To finally put to rest the debate of a generation, the newest, race-inspired versions of the cars, featuring the highest performance package the companies offer, have been stripped down to their performance specs for comparison. After analyzing tons of data, it is clear that while the 2015 Camaro Z/28 prevails in interior design, the 2016 Mustang GT350R dominates the Camaro in the power and performance aspect.

Both born in the mid-60s muscle car era, the biggest factor when choosing a favorite should be horsepower.  While Camaro features the larger 7.0L V8 versus the Mustang’s 5.2L, the Mustang is rated with higher horsepower at 526 compared to the Camaro’s 505.  According to Caranddriver.com, “A track-focused pony, the GT350 is powered by a naturally aspirated flat-crank 5.2-liter V8 that revs to the stratosphere.”  

However, don’t underestimate the Mustang.  It’s engine is the only flat-plane crank V8 offered in an American muscle car.  Other than the engines, slight contrast exists between the two cars.  Both feature a six-speed manual transmission and varying exterior amenities, such as spoilers and front splitters.

Race cars don’t only need power, they also need to perform. Race cars wouldn’t be race cars if they didn’t accelerate to high speeds very quickly.  Luckily, both the Mustang and Camaro are two of the fastest cars in America.  Although it may not seem like much, the Mustang smokes the Camaro in track performance by a close .2 second difference in quarter mile time and a .1 second difference in the 0-60 acceleration due to the Mustang’s lighter weight and more race oriented features*.  The GT350R features a 3:73:1 gear ratio, which is ideal for most race cars.  

In contrast, the Camaro features a 3:91:1, which should result in a better time due to shorter gear lengths.  However, the Camaro’s weight slows it down enough for the Mustang to claim victory.

Aside from performance, a major factor in every car is driver comfort, especially in race cars.

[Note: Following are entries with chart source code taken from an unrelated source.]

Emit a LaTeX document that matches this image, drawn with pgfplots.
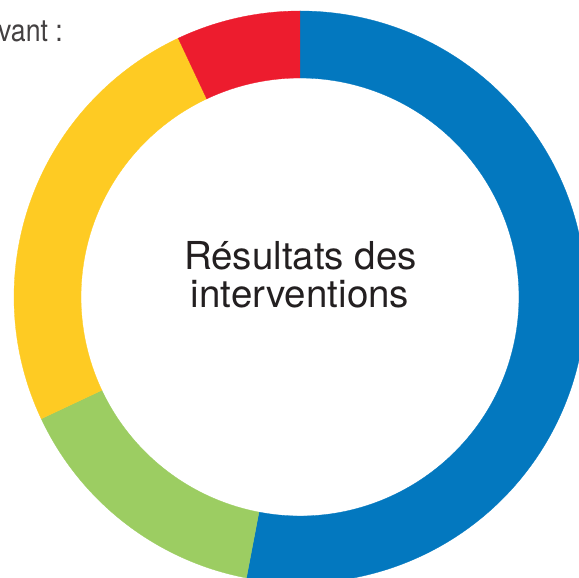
\documentclass[border=0pt]{standalone}
\usepackage{pgfplots}
\usepackage{pgfplotstable}
\pgfplotsset{compat=1.18}
\usepackage{fontspec}
\setmainfont{TeX Gyre Heros}

\definecolor{cbleu}{HTML}{0378BF}
\definecolor{cvert}{HTML}{9CCD62}
\definecolor{cjaune}{HTML}{FECB23}
\definecolor{crouge}{HTML}{ED1C2E}
\definecolor{ctexte}{HTML}{231F20}

% parts (%) clockwise from 12 o'clock
\pgfplotstableread{
part couleur
53 cbleu
15 cvert
25 cjaune
7 crouge
}\parts

\def\Ro{286}
\def\Ri{219}

\begin{document}
\begin{tikzpicture}
\begin{axis}[
    x=1pt, y=1pt,
    xmin=-300, xmax=279,
    ymin=-281, ymax=297,
    hide axis,
    scale only axis,
    disabledatascaling,
]
\xdef\cumul{0}
\pgfplotsinvokeforeach{0,...,3}{
    \pgfplotstablegetelem{#1}{part}\of\parts \let\val\pgfplotsretval
    \pgfplotstablegetelem{#1}{couleur}\of\parts \let\col\pgfplotsretval
    \pgfmathsetmacro\aA{90-3.6*\cumul}
    \pgfmathsetmacro\aB{90-3.6*(\cumul+\val)}
    \pgfmathsetmacro\nc{\cumul+\val}
    \xdef\cumul{\nc}
    \edef\temp{\noexpand\fill[\col, draw=\col, line width=0.3pt]
        (axis cs:{\Ro*cos(\aA)},{\Ro*sin(\aA)})
        arc[start angle=\aA, end angle=\aB, radius=\Ro pt]
        -- (axis cs:{\Ri*cos(\aB)},{\Ri*sin(\aB)})
        arc[start angle=\aB, end angle=\aA, radius=\Ri pt] -- cycle;}
    \temp
}
\node[anchor=base, text=ctexte, font=\fontsize{38.5}{40}\selectfont]
    at (axis cs:0.5,27.4) {Résultats des};
\node[anchor=base, text=ctexte, font=\fontsize{38.5}{40}\selectfont]
    at (axis cs:0,-10.6) {interventions};
\node[anchor=base east, text=ctexte!85, font=\fontsize{31}{33}\selectfont,
      inner sep=0pt, xscale=0.86]
    at (axis cs:-237,255.3) {suivant :};
\end{axis}
\pgfresetboundingbox
\useasboundingbox (current axis.south west) rectangle (current axis.north east);
\end{tikzpicture}
\end{document}
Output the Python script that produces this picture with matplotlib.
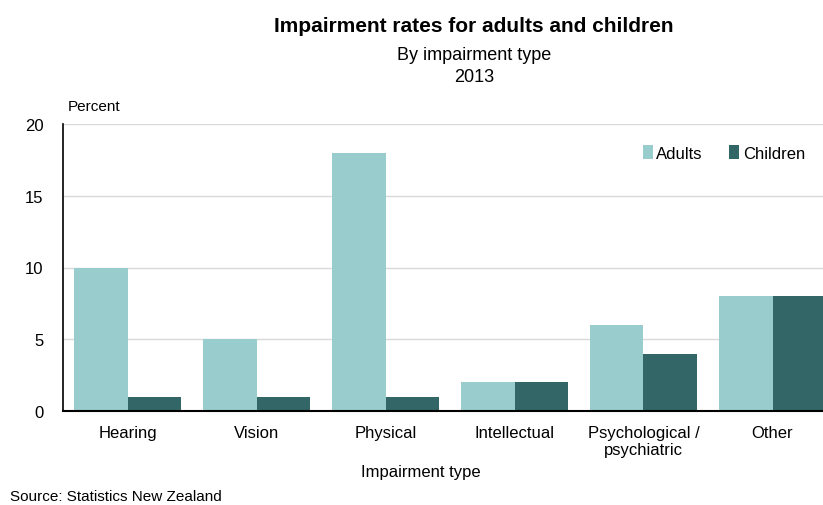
import numpy as np
import matplotlib.pyplot as plt

categories = ['Hearing', 'Vision', 'Physical', 'Intellectual', 'Psychological /\npsychiatric', 'Other']
adults = [10, 5, 18, 2, 6, 8]
children = [1, 1, 1, 2, 4, 8]

plt.rcParams['font.family'] = ['Liberation Sans', 'DejaVu Sans']

fig = plt.figure(figsize=(8.23, 5.06), dpi=100)
ax = fig.add_axes([63/823, 1 - 412/506, 774/823, (412 - 125)/506])

x = np.arange(len(categories))
w = 0.415
ax.bar(x - w/2, adults, width=w, color='#99cccc', label='Adults', zorder=2)
ax.bar(x + w/2, children, width=w, color='#336666', label='Children', zorder=2)

ax.set_xlim(-0.5, 5.5)
ax.set_ylim(0, 20)
ax.set_yticks([0, 5, 10, 15, 20])
ax.yaxis.grid(True, color='#d9d9d9', linewidth=1, zorder=0)
ax.set_axisbelow(True)
ax.spines['top'].set_visible(False)
ax.spines['right'].set_visible(False)
ax.spines['left'].set_linewidth(1.2)
ax.spines['bottom'].set_linewidth(1.5)
ax.set_xticks(x)
ax.set_xticklabels(categories, fontsize=12)
ax.tick_params(axis='x', length=0, pad=10)
ax.tick_params(axis='y', length=0, pad=14, labelsize=12)

tx = 474 / 823
fig.text(tx, 1 - 27/506, 'Impairment rates for adults and children',
         ha='center', va='center', fontsize=15, fontweight='bold')
fig.text(tx, 1 - 55/506, 'By impairment type', ha='center', va='center', fontsize=13)
fig.text(tx, 1 - 78/506, '2013', ha='center', va='center', fontsize=13)
fig.text(68/823, 1 - 107/506, 'Percent', ha='left', va='center', fontsize=11)
fig.text(421/823, 1 - 472/506, 'Impairment type', ha='center', va='center', fontsize=12)
fig.text(10/823, 1 - 497/506, 'Source: Statistics New Zealand', ha='left', va='center', fontsize=11)

fig.legend(loc='center right', bbox_to_anchor=(820/823, 1 - 154/506), ncol=2, frameon=False,
           fontsize=12, handlelength=0.6, handleheight=0.9, handletextpad=0.2, columnspacing=1.6)

fig.savefig('out.png', dpi=100)
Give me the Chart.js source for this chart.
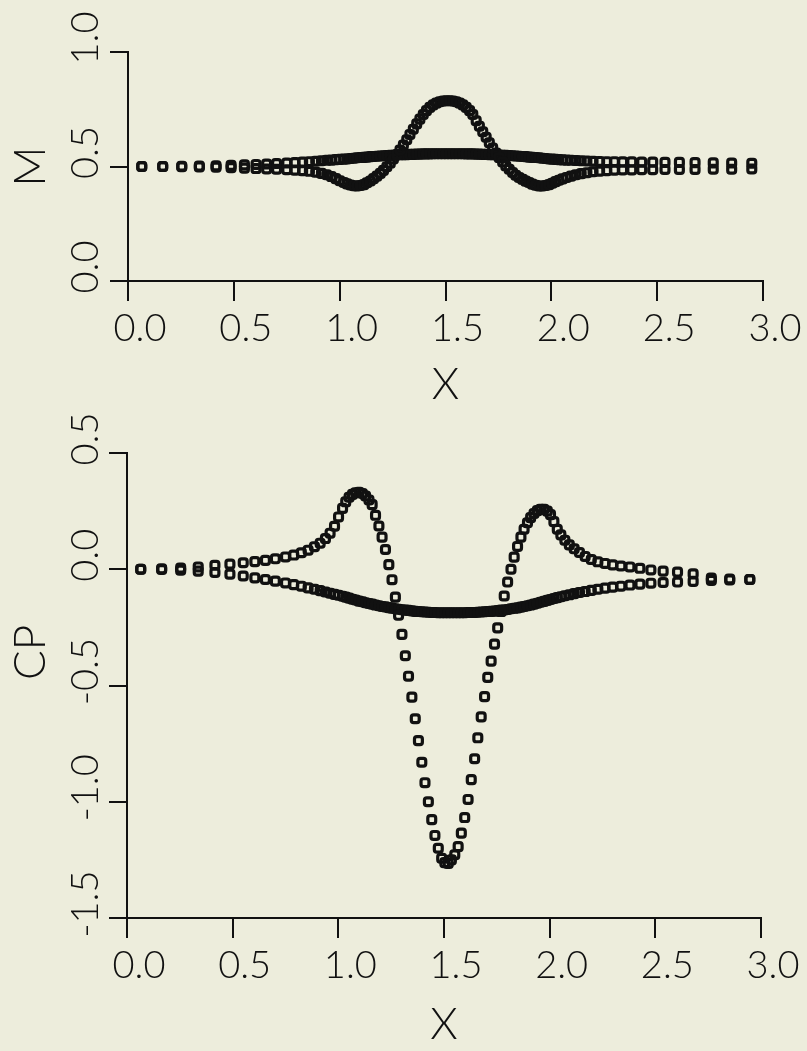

However, neither the Mustang nor Camaro were made for driver comfort. In fact, both cars don’t contain amenities, such as air conditioning and radio.  Both companies had the same idea when it came to either car; shed as much weight as possible.  As a result, both cars delete standard features such as air conditioning, radios, and sound systems.

The Mustang and Camaro also share specialty seats, short shifters, and drag style gauges*.  However, Ford took the interior a step farther and deleted the rear seats and the spare tire.  In contrast, the Camaro retains the rear seats but also includes a lavish sueded microfiber coating on the steering wheel, shifter, and dash.  The microfiber adds more class and comfort to the car, which pushes the Camaro into the lead for driver comfort.

In conclusion, not only does the Mustang seem to win against the Camaro in terms of specs in every category but interior comfort — it also gives the buyer the most for their dollar.  According to Chevrolet, the Z/28 Camaro’s starting price is approximately $72,305.  The Mustang costs $20,000 less, starting at $52,995.  

In conclusion, the GT350R packs more performance with a incredibly small price tag.  So yes, the Mustang GT350R outperforms the Camaro Z/28 and burns a smaller hole in wallets.

*Specs, performance information, and option details obtained from Chevrolet, torquenews.com, motortrend.com, Autoevolution.com, and caranddriver.com.